Canadian, OK (PRWEB) September 07, 2012
At one time, the Midwest was primarily known for its problem with methamphetamine. While there’s still a serious problem with this highly addictive substance, Oklahoma joins the rest of the US and much of the world in experiencing fast growth in the abuse of prescription drugs. And in Oklahoma and elsewhere, this growth in prescription drug abuse is killing people.
According to the Oklahoma Bureau of Narcotics (OBN), drug-related deaths overall have risen 126% since 2001. Now, prescription drugs are involved in nearly eight out of ten of those deaths.
As well as targeting physicians who indiscriminately prescribe these drugs, the OBN has recently made it easier for families to get rid of drugs that might fall into the hands of teens or young adults who might want to abuse them.
Leftover prescriptions sitting in medicine cabinets is a primary way that young people get the first drugs they abuse. In May 2012, the OBN announced the placement of 122 drug disposal boxes around the state where unwanted drugs can be disposed of. These white boxes, resembling post office drop boxes, are located in sheriff’s offices and police departments. For example, there are five in Tulsa, two in Muskogee, one in Durant and one in McAlester. The complete list can be found at: http://www.ok.gov/obndd/documents/TakeBackBoxes.pdf.
The purpose of these boxes is to take drugs that might addict or even kill someone out of circulation. Unwanted drugs can be dropped off at any of these locations (no liquids, inhalers or syringes).
Corporations And Rehabilitation Programs Provide Other Fronts Of Attack
While it’s important to take drugs off the street through law enforcement actions, it’s equally important to reduce the demand for the drugs. This is accomplished by helping addicted people lose the compulsion to abuse these drugs and by teaching youth the problems that result from abusing drugs and alcohol.
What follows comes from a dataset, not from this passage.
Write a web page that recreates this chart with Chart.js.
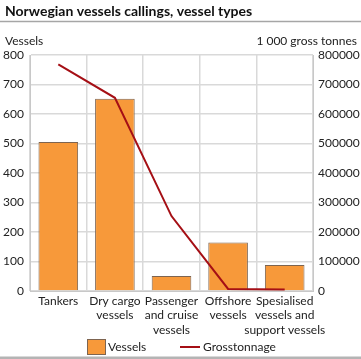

“At Narconon Arrowhead, we are dedicated to reducing the demand for drugs like these that are killing our people right at home,” said Derry Hallmark, Director of Admissions at the large rehab facility in Canadian. “In our years in Oklahoma, we have helped more than ten thousand people lose their desire for drugs. Every time we send home a person who has recovered from addiction, we know we have reduced the customers for drug dealers and traffickers.”
Narconon Arrowhead also works with corporations, schools and civic clubs to provide drug education classes. Both youth in school and employees have benefited from the eight-part curriculum that provides a thorough understanding of the risks of substance abuse.
“We could not succeed in our work without the cooperative efforts of law enforcement, schools, churches and other dedicated groups in Oklahoma,” Mr. Hallmark concluded.
“We are pleased to be part of the solution to a better life for Oklahomans.”